* [Task description]: Present each line of the entries below that holds the word "matplotlib".

[Charts and diagrams as code]
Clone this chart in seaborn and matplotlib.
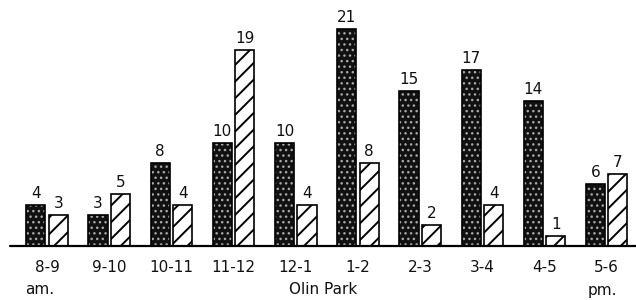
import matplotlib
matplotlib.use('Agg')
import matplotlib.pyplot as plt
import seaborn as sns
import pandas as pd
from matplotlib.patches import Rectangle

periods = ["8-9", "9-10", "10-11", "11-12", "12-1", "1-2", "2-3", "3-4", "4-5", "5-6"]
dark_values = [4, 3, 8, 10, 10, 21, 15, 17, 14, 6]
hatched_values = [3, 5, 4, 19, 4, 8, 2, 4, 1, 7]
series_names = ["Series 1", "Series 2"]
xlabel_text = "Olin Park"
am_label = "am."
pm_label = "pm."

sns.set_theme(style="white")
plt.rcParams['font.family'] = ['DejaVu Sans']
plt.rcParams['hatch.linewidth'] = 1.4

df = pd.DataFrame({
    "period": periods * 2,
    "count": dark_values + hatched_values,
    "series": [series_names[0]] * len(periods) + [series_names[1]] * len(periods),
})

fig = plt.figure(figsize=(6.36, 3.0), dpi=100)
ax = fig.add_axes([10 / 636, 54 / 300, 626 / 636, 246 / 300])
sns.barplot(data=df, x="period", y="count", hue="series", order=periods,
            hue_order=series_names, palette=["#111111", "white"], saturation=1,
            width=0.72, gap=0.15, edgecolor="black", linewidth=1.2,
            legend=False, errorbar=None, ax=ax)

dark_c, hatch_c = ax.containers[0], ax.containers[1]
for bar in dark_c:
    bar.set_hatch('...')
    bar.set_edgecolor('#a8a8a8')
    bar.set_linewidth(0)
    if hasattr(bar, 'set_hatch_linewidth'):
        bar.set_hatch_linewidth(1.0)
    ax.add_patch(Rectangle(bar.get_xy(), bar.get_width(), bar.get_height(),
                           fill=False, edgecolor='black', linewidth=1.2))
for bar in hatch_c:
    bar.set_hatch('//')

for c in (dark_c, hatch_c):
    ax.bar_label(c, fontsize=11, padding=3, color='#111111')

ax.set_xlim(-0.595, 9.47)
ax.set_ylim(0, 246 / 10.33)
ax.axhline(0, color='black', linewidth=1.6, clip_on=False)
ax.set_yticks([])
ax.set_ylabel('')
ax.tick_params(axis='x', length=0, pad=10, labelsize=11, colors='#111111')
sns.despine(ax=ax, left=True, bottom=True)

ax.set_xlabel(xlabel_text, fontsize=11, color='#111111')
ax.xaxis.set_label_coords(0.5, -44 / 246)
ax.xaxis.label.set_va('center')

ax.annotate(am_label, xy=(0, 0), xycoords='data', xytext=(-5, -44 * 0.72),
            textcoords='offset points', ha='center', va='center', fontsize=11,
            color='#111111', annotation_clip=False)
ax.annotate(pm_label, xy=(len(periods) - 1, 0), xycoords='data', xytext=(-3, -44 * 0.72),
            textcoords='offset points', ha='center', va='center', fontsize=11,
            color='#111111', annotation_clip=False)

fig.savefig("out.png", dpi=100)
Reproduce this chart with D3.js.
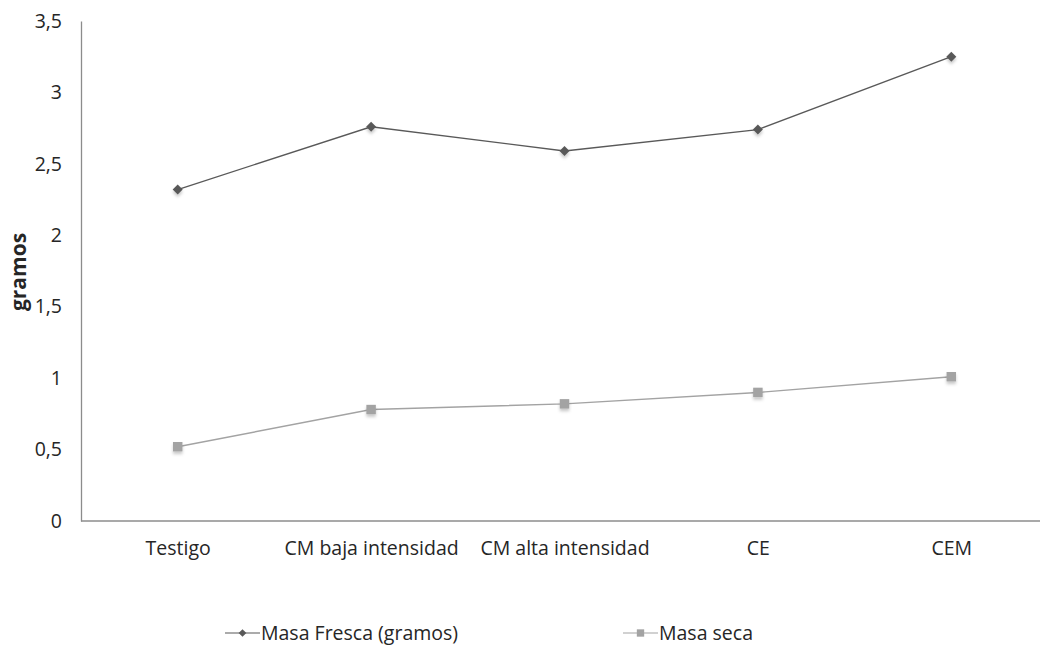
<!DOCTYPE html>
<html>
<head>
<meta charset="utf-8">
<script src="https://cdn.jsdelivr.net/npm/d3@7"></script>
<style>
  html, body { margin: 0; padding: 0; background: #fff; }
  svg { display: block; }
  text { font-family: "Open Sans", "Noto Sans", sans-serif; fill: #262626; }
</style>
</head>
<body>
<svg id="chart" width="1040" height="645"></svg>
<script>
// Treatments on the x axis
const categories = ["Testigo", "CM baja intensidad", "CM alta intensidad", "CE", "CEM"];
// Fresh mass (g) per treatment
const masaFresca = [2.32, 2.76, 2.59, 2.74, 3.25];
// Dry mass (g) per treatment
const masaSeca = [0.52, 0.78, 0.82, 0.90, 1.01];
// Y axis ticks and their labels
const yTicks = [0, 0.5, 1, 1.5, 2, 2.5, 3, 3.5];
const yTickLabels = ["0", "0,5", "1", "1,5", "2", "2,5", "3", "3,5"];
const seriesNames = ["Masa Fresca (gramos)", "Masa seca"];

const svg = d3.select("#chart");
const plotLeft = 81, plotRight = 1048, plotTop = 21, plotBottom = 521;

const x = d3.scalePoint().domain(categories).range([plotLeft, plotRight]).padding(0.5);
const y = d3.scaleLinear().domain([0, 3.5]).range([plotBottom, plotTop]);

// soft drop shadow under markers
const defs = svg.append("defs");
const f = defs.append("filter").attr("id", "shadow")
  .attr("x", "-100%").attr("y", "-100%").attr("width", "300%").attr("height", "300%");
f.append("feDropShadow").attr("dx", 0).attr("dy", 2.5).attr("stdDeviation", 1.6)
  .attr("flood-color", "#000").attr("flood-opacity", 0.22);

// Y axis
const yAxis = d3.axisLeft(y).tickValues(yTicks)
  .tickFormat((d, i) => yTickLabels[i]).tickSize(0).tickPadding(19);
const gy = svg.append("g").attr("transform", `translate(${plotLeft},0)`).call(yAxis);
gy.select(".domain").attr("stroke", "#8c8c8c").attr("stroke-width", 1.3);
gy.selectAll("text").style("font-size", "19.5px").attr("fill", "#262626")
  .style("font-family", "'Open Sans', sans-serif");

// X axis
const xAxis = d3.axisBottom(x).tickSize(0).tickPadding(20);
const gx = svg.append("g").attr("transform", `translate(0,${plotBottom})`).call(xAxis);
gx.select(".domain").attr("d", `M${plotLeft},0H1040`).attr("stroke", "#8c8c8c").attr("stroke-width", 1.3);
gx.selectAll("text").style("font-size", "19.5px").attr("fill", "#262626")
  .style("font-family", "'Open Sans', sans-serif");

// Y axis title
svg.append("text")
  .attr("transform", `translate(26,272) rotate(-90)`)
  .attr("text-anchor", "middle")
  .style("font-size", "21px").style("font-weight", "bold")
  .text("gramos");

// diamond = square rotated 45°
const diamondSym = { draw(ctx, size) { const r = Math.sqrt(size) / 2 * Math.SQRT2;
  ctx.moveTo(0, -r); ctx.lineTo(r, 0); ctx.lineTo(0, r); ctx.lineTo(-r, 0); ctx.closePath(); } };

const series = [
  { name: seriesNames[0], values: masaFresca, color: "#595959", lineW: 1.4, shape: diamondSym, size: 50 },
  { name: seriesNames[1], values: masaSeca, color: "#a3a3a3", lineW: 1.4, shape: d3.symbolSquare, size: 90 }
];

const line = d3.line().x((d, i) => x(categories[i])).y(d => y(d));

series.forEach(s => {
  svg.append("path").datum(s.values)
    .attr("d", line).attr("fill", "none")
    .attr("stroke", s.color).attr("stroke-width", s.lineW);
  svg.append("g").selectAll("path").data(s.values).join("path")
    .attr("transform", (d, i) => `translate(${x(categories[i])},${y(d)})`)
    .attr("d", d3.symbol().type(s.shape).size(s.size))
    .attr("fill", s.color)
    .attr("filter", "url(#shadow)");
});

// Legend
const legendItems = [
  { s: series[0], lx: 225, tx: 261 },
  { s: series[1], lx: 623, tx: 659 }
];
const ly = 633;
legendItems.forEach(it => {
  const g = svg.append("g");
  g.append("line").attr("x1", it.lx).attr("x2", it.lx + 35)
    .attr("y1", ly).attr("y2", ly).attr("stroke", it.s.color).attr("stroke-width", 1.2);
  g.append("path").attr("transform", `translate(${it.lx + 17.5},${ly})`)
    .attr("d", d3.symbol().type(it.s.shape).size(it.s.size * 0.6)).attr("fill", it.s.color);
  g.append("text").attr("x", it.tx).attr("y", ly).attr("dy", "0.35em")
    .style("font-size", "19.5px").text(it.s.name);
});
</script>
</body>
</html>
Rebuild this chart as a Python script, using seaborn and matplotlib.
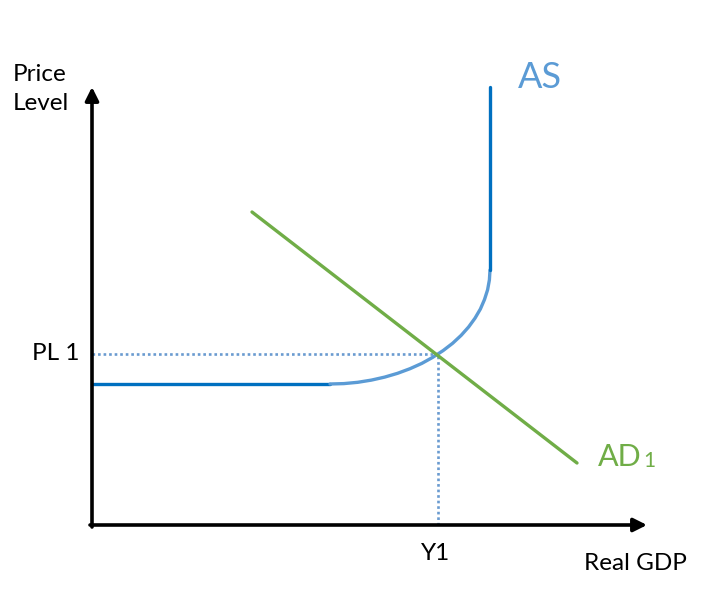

* [Problem solution]:
Clone this chart in seaborn and matplotlib.
import matplotlib
matplotlib.use('Agg')
import matplotlib.pyplot as plt
from matplotlib.patches import Rectangle
Rebuild this chart as a Python script, using seaborn and matplotlib.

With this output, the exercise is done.